"During the vacation, young people can leave the country without anyone in their vicinity, such as school teachers or friends responding to their disappearance," Jenny Edin, prosecutor for honor-related crimes at the National Operations Department (Noa) said in a statement on the police's website.
Afterwards, girls return to the class in autumn already married. Sometimes they even stay in another country. It also happens that the girls themselves respond. If they manage to get to a phone, they may call the Swedish embassy in the country they are in, the Swedish authorities or simply someone they know in Sweden. In these cases the police are able to find out what has happened and start proceedings, the police statement said.
"In most cases, forced marriage involves coercion for both parties. The difference is that the girls are often very young, while the boys are older and sometimes have sexual experience. The boys' actions are by far less limited than girls', who often have no room for action at all," Jan Dandanelle, an expert on honor-related crimes, said in the police statement.

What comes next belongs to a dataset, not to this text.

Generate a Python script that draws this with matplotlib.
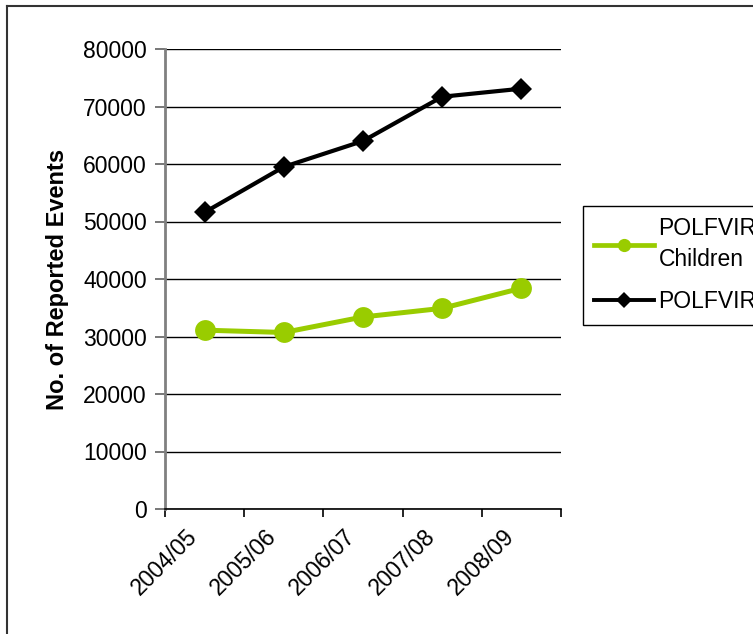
import matplotlib
matplotlib.use('Agg')
import matplotlib.pyplot as plt
from matplotlib.lines import Line2D
from matplotlib.transforms import ScaledTranslation

plt.rcParams['font.family'] = ['Liberation Sans', 'DejaVu Sans']

# data
years = ['2004/05', '2005/06', '2006/07', '2007/08', '2008/09']
children = [31100, 30700, 33400, 34900, 38400]
total = [51600, 59500, 64000, 71700, 73100]
labels = ['POLFVIR\nChildren', 'POLFVIR']

GREEN = '#99cc00'

W, H = 753, 634
fig = plt.figure(figsize=(W / 100, H / 100), dpi=100)
ax = fig.add_axes([165 / W, 1 - 509 / H, (561 - 165) / W, (509 - 49) / H])

x = list(range(len(years)))
ax.plot(x, children, color=GREEN, lw=3.6, marker='o', ms=15,
        markeredgewidth=0)
ax.plot(x, total, color='black', lw=3, marker='D', ms=11.5,
        markeredgewidth=0)

ax.set_ylim(0, 80000)
ax.set_yticks(range(0, 80001, 10000))
ax.set_xlim(-0.5, len(years) - 0.5)
ax.set_xticks(x)
ax.set_xticklabels([])
# category labels, set a bit left of the category centre like the original
shift = ScaledTranslation(-19 / 100, -16 / 100, fig.dpi_scale_trans)
for i, lab in zip(x, years):
    ax.text(i, 0, lab, transform=ax.get_xaxis_transform() + shift,
            rotation=45, ha='right', va='top', rotation_mode='anchor',
            fontsize=16.5)
ax.set_xticks([i - 0.5 for i in range(len(years) + 1)], minor=True)
ax.tick_params(axis='x', which='major', length=0)
ax.tick_params(axis='x', which='minor', length=6, width=1.2, color='black')
ax.tick_params(axis='y', length=7, width=1.2, color='#606060',
               labelsize=16.5, pad=6)

ax.grid(axis='y', color='black', lw=1)
ax.set_axisbelow(True)
for s in ['top', 'right']:
    ax.spines[s].set_visible(False)
ax.spines['left'].set_color('#808080')
ax.spines['left'].set_linewidth(2)
ax.spines['bottom'].set_color('black')
ax.spines['bottom'].set_linewidth(1.2)

ax.set_ylabel('No. of Reported Events', fontsize=17, fontweight='bold',
              labelpad=10)

# legend keys use smaller markers than the plot
h1 = Line2D([], [], color=GREEN, lw=3.4, marker='o', ms=9.5, markeredgewidth=0)
h2 = Line2D([], [], color='black', lw=2.8, marker='D', ms=8.5, markeredgewidth=0)
leg = fig.legend(handles=[h1, h2], labels=labels, loc='upper left',
                 bbox_to_anchor=(583 / W, 1 - 206 / H, 0.3, 0),
                 mode='expand', borderaxespad=0, fontsize=16.5,
                 handlelength=2.6, handletextpad=0.2, borderpad=0.5,
                 labelspacing=0.85, fancybox=False, framealpha=1)
leg.get_frame().set_edgecolor('black')
leg.get_frame().set_linewidth(1)
for t in leg.get_texts():
    t.set_linespacing(1.4)

# chart area border (only left and top visible in the crop)
fig.add_artist(Line2D([7 / W, 7 / W], [0, 1 - 6 / H], color='#333333', lw=1.5))
fig.add_artist(Line2D([7 / W, 1], [1 - 6 / H, 1 - 6 / H], color='#333333', lw=1.5))

fig.savefig('out.png', dpi=100)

Sweden saw the numbers of forced marriages and child brides, both of which were previously unbeknown to the Nordic country, take off since the migrant crisis, when tens of thousands asylum seekers, mostly from the Mid-Eastern countries, arrived in Sweden.
In March, Mikael Eskilandersson of the Sweden Democrats Party advocated that Sweden should follow in neighboring Denmark's footsteps and introduce a "24-year rule" in an opinion piece in the Swedish newspaper Aftonbladet. According to Danish law, residence permits are given to couples where both spouses are aged 24 and over, which is said to specifically target exploitation, coercion and forced marriage.